Jakarta, 17 Desember 2013 - Saham PT Pelayaran
Nasional Bina Buana Raya Tbk (BBRM) bergerak sangat fluktuatif selama 3 hari terakhir ini. Kenaikan ini didorong oleh
berita bahwa BBRM akan mengalokasikan US$ 3,87 juta untuk buyback sahamnya. Harga
ini masih di bawah harga IPOnya yang di level Rp 280.
Pada Jum’at kemarin BBRM dibuka pada
Rp 100, turun ke Rp 65 dan naik ke Rp 133 sebelum akhirnya ditutup di Rp 120.

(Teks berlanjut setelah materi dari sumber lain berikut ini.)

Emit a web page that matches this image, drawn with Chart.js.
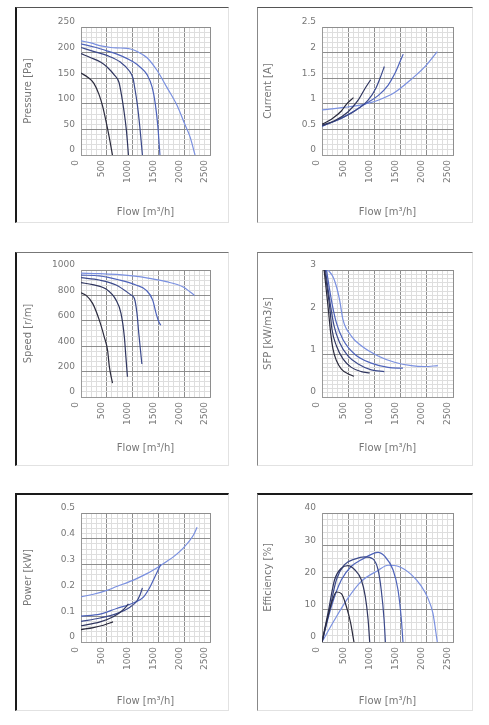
<!DOCTYPE html>
<html>
<head>
<meta charset="utf-8">
<script src="https://cdn.jsdelivr.net/npm/chart.js@4/dist/chart.umd.min.js"></script>
<style>
  body { margin: 0; background: #fff; }
  .panel { position: absolute; box-sizing: border-box; border-right: 1px solid #e2e2e2; border-bottom: 1px solid #e2e2e2; }
  canvas { position: absolute; }
</style>
</head>
<body>
<script>
// x tick labels (flow, m3/h)
const flowLabels = [0, 500, 1000, 1500, 2000, 2500];

// Pressure [Pa] - five fan speed curves
const pressureQ = [
  [0, 130, 250, 350, 420, 480, 545, 610],
  [0, 190, 385, 515, 640, 735, 780, 830, 880, 920],
  [0, 255, 515, 770, 930, 1010, 1040, 1090, 1140, 1190],
  [0, 255, 515, 770, 1025, 1155, 1280, 1380, 1440, 1490, 1530],
  [0, 190, 385, 575, 770, 960, 1090, 1280, 1475, 1665, 1860, 2020, 2115, 2210]
];
const pressureV = [
  [160, 152, 140, 118, 95, 68, 36, 0],
  [198, 190, 181, 171, 157, 142, 120, 88, 48, 0],
  [210, 202, 194, 181, 165, 149, 132, 100, 55, 0],
  [217, 211, 203, 194, 181, 171, 157, 132, 100, 55, 0],
  [223, 219, 213, 210, 209, 207, 202, 190, 165, 132, 97, 58, 35, 0]
];

// Current [A]
const currentQ = [
  [0, 180, 370, 465, 600],
  [0, 240, 495, 690, 815, 930],
  [0, 305, 625, 880, 1035, 1130, 1190],
  [0, 430, 815, 1070, 1260, 1385, 1480, 1550],
  [0, 430, 750, 1070, 1385, 1705, 1960, 2200]
];
const currentV = [
  [0.60, 0.70, 0.86, 0.99, 1.12],
  [0.58, 0.67, 0.84, 1.07, 1.29, 1.47],
  [0.57, 0.69, 0.86, 1.07, 1.32, 1.56, 1.73],
  [0.56, 0.75, 0.99, 1.16, 1.36, 1.58, 1.80, 1.97],
  [0.88, 0.93, 0.98, 1.07, 1.22, 1.48, 1.72, 2.02]
];

// Speed [r/m]
const speedQ = [
  [0, 100, 225, 355, 450, 515, 550, 610],
  [0, 225, 485, 680, 775, 840, 870, 900],
  [0, 355, 680, 970, 1035, 1085, 1120, 1180],
  [0, 355, 745, 1065, 1260, 1390, 1455, 1500, 1545],
  [0, 355, 680, 1000, 1325, 1650, 1970, 2200]
];
const speedV = [
  [820, 800, 737, 605, 474, 368, 237, 110],
  [900, 885, 850, 763, 658, 474, 316, 160],
  [940, 921, 882, 803, 776, 658, 500, 260],
  [960, 953, 921, 882, 842, 763, 658, 600, 565],
  [975, 972, 965, 953, 934, 908, 868, 800]
];

// SFP [kW/m3/s]
const sfpQ = [
  [40, 115, 165, 210, 275, 370, 495, 610],
  [50, 145, 190, 275, 400, 560, 750, 910],
  [65, 165, 230, 335, 495, 690, 940, 1190],
  [85, 190, 275, 400, 625, 940, 1260, 1545],
  [115, 210, 275, 335, 400, 560, 750, 1070, 1385, 1705, 1960, 2210]
];
const sfpV = [
  [3.0, 2.14, 1.52, 1.13, 0.86, 0.66, 0.55, 0.49],
  [3.0, 2.14, 1.60, 1.21, 0.90, 0.70, 0.60, 0.57],
  [3.0, 2.14, 1.68, 1.29, 0.97, 0.78, 0.64, 0.60],
  [3.0, 2.22, 1.75, 1.36, 1.01, 0.80, 0.70, 0.68],
  [3.0, 2.84, 2.61, 2.30, 1.83, 1.44, 1.21, 0.97, 0.82, 0.74, 0.72, 0.74]
];

// Power [kW]
const powerQ = [
  [0, 240, 435, 620],
  [0, 370, 625, 820, 920],
  [0, 370, 690, 950, 1080, 1145, 1190],
  [0, 370, 690, 1015, 1210, 1340, 1435, 1545],
  [0, 240, 500, 690, 1015, 1275, 1530, 1660, 1790, 1985, 2180, 2250]
];
const powerV = [
  [0.048, 0.056, 0.065, 0.078],
  [0.063, 0.078, 0.098, 0.125, 0.148],
  [0.080, 0.093, 0.110, 0.135, 0.158, 0.183, 0.210],
  [0.100, 0.108, 0.130, 0.151, 0.174, 0.214, 0.254, 0.300],
  [0.175, 0.185, 0.200, 0.215, 0.240, 0.265, 0.295, 0.312, 0.330, 0.365, 0.415, 0.445]
];

// Efficiency [%]
const effQ = [
  [0, 85, 180, 275, 370, 465, 545, 610],
  [0, 115, 240, 370, 495, 625, 750, 825, 880, 910],
  [0, 145, 275, 430, 625, 815, 975, 1070, 1130, 1185, 1210],
  [0, 180, 370, 560, 750, 975, 1070, 1195, 1355, 1450, 1515, 1545],
  [0, 240, 495, 750, 1070, 1260, 1450, 1705, 1895, 2020, 2115, 2200]
];
const effV = [
  [0, 6, 12, 15.5, 15, 11, 6, 0],
  [0, 9, 19.3, 22.9, 23.7, 22.4, 19.3, 14.2, 6.9, 0],
  [0, 10, 19.3, 24, 25.7, 26.4, 25.7, 22.4, 16.2, 6.9, 0],
  [0, 11.1, 19.3, 23.5, 25.5, 27.4, 27.8, 26.6, 22.4, 16.2, 6.9, 0],
  [0, 6.9, 13.6, 18.8, 22.2, 23.8, 23.5, 20.9, 17.3, 13.6, 9, 0]
];

const lineColors = ['#2b2b3d', '#30365f', '#3c4a8c', '#4e63ba', '#7a90e0'];

// panel frames: columns and rows
const cols = [
  { x: 15, w: 214, L: 81, R: 210, titleX: 28, edge: '2px solid #1a1a1a' },
  { x: 257, w: 216, L: 322, R: 453, titleX: 268, edge: '1px solid #888' }
];
const rows = [
  { y: 7, h: 216, T: 27, B: 155, titleY: 212, edge: '1px solid #555' },
  { y: 252, h: 214, T: 270, B: 397, titleY: 448, edge: '1px solid #777' },
  { y: 493, h: 218, T: 513, B: 642, titleY: 701, edge: '2px solid #1a1a1a' }
];

const txt = '#777';
const major = '#8e8e8e';
const minor = '#dedede';

function isMajor(v, step) {
  const r = v / step;
  return Math.abs(r - Math.round(r)) < 1e-6;
}

function makeChart(col, row, yTitle, yMax, yStep, yMajor, qs, vs) {
  const c = cols[col], r = rows[row];
  const frame = document.createElement('div');
  frame.className = 'panel';
  frame.style.cssText = `left:${c.x}px;top:${r.y}px;width:${c.w}px;height:${r.h}px;border-left:${c.edge};border-top:${r.edge};`;
  document.body.appendChild(frame);

  const cv = document.createElement('canvas');
  cv.width = c.w; cv.height = r.h;
  cv.style.left = c.x + 'px'; cv.style.top = r.y + 'px';
  document.body.appendChild(cv);

  const datasets = qs.map((q, i) => ({
    data: q.map((x, j) => ({ x: x, y: vs[i][j] })),
    borderColor: lineColors[i],
    borderWidth: 1.2,
    pointRadius: 0,
    cubicInterpolationMode: 'monotone',
    fill: false
  }));

  new Chart(cv, {
    type: 'line',
    data: { datasets },
    options: {
      responsive: false,
      animation: false,
      layout: { padding: { left: 0, top: r.T - r.y, right: c.x + c.w - c.R, bottom: 0 } },
      plugins: { legend: { display: false }, tooltip: { enabled: false } },
      scales: {
        x: {
          type: 'linear', min: 0, max: 2500,
          afterFit: s => { s.height = r.y + r.h - r.B; },
          grid: { drawTicks: false, color: ctx => isMajor(ctx.tick.value, 500) ? major : minor },
          border: { color: '#999' },
          ticks: {
            stepSize: 100, autoSkip: false, maxTicksLimit: 100,
            minRotation: 90, maxRotation: 90, padding: 5, labelOffset: -5,
            color: txt, font: { family: 'DejaVu Sans', size: 9 },
            callback: v => flowLabels.includes(v) ? String(v) : ''
          },
          title: {
            display: true, text: 'Flow [m³/h]', color: txt,
            font: { family: 'DejaVu Sans', size: 10 },
            padding: { top: 0, bottom: r.y + r.h - r.titleY - 6 }
          }
        },
        y: {
          type: 'linear', min: 0, max: yMax,
          afterFit: s => { s.width = c.L - c.x; },
          grid: { drawTicks: false, color: ctx => isMajor(ctx.tick.value, yMajor) ? major : minor },
          border: { color: '#999' },
          ticks: {
            stepSize: yStep, autoSkip: false, maxTicksLimit: 100,
            padding: 6, labelOffset: -5,
            color: txt, font: { family: 'DejaVu Sans', size: 9 },
            callback: v => isMajor(v, yMajor) ? String(+v.toFixed(2)) : ''
          },
          title: {
            display: true, text: yTitle, color: txt,
            font: { family: 'DejaVu Sans', size: 10 },
            padding: { top: c.titleX - c.x - 6, bottom: 0 }
          }
        }
      }
    }
  });
}

makeChart(0, 0, 'Pressure [Pa]', 250, 10, 50, pressureQ, pressureV);
makeChart(1, 0, 'Current [A]', 2.5, 0.1, 0.5, currentQ, currentV);
makeChart(0, 1, 'Speed [r/m]', 1000, 40, 200, speedQ, speedV);
makeChart(1, 1, 'SFP [kW/m3/s]', 3, 0.1, 1, sfpQ, sfpV);
makeChart(0, 2, 'Power [kW]', 0.5, 0.02, 0.1, powerQ, powerV);
makeChart(1, 2, 'Efficiency [%]', 40, 2, 10, effQ, effV);
</script>
</body>
</html>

Hari ini, BBRM sudah sempat menyentuh level Rp 180 walaupun kembali ke area Rp
160-an.
Bina Buana Raya telah mengalokasikan
anggaran senilai US$ 3,87 juta atau setara dengan Rp 46,85 miliar untuk
melakukan pembelian kembali (buyback) saham perseroan. Direksi perusahaan menyebutkan
dana tersebut diperoleh dari saldo laba per 30 September 2013 yang belum
ditentukan penggunaannya senilai US$ 16,16 juta.
Bina Buana Raya adalah perusahaan
pelayaran khususnya komoditi batubara, minyak dan gas. Awalnya hampir semua
kapal yang dimiliki perusahaan adalah tongkang pengangkut batubara. Namun
dengan IPO-nya kemarin, Bina Buana Raya mulai melengkapi armadanya dengan
kapal-kapal untuk menarik oil rig (kilang minyak lepas pantai).
Dana hasil IPO perusahaan sebesar Rp
131,83 miliar digunakan untuk membeli 2 beli kapal penarik oil rig, membayar
obligasi, dan peningkatan modal kerja.
Di keterbukaan informasi sebelumnya,
Bina Buana Raya melaporkan telah mendapatkan kontrak sewa atas kedua kapal AHTS
nya yang berkekuatan 8.080 BHP, yaitu MP Prelude dan MP Premier. Kontrak untuk
MP Prelude yang dimulai pada tanggal 1 Desember 2013 ini diestimasi bernilai
lebih dari US$ 13 juta untuk jangka waktu sekitar 26 bulan, dengan adanya opsi
dari penyewa untuk perpanjangan 10 bulan. Sementara, kontrak untuk MP Premier
diestimasi bernilai sekitar US$ 6,8 juta selama jangka waktu sekitar 13 bulan
yang akan dimulai pada akhir bulan Desember 2013.
AFN memandang bahwa buyback saham
yang dilakukan hanya dalam waktu kurang dari 1 tahun serta dengan jumlah saham
publik yang kecil, yaitu 24,31% atau 915,72 juta lembar saham, bukanlah
strategi yang tepat. Pertama, langkah ini akan mengurangi likuiditas di pasar
yang memang sudah tidak ada. Kedua, apabila langkah ini dilakukan untuk
memberikan sinyal mengenai harga wajar saham, maka seharusnya langkah ini
didahului oleh langkah-langkah investor relations yang stratejik.
Ketiga, perusahaan belum memiliki
jejak rekam yang baik mengenai kinerja fundamentalnya. Pada tahun ini saja,
perusahaan mencatatkan pendapatan yang naik, tetapi laba turun. Penurunan juga
terjadi pada arus kas bersih dari aktivitas operasional.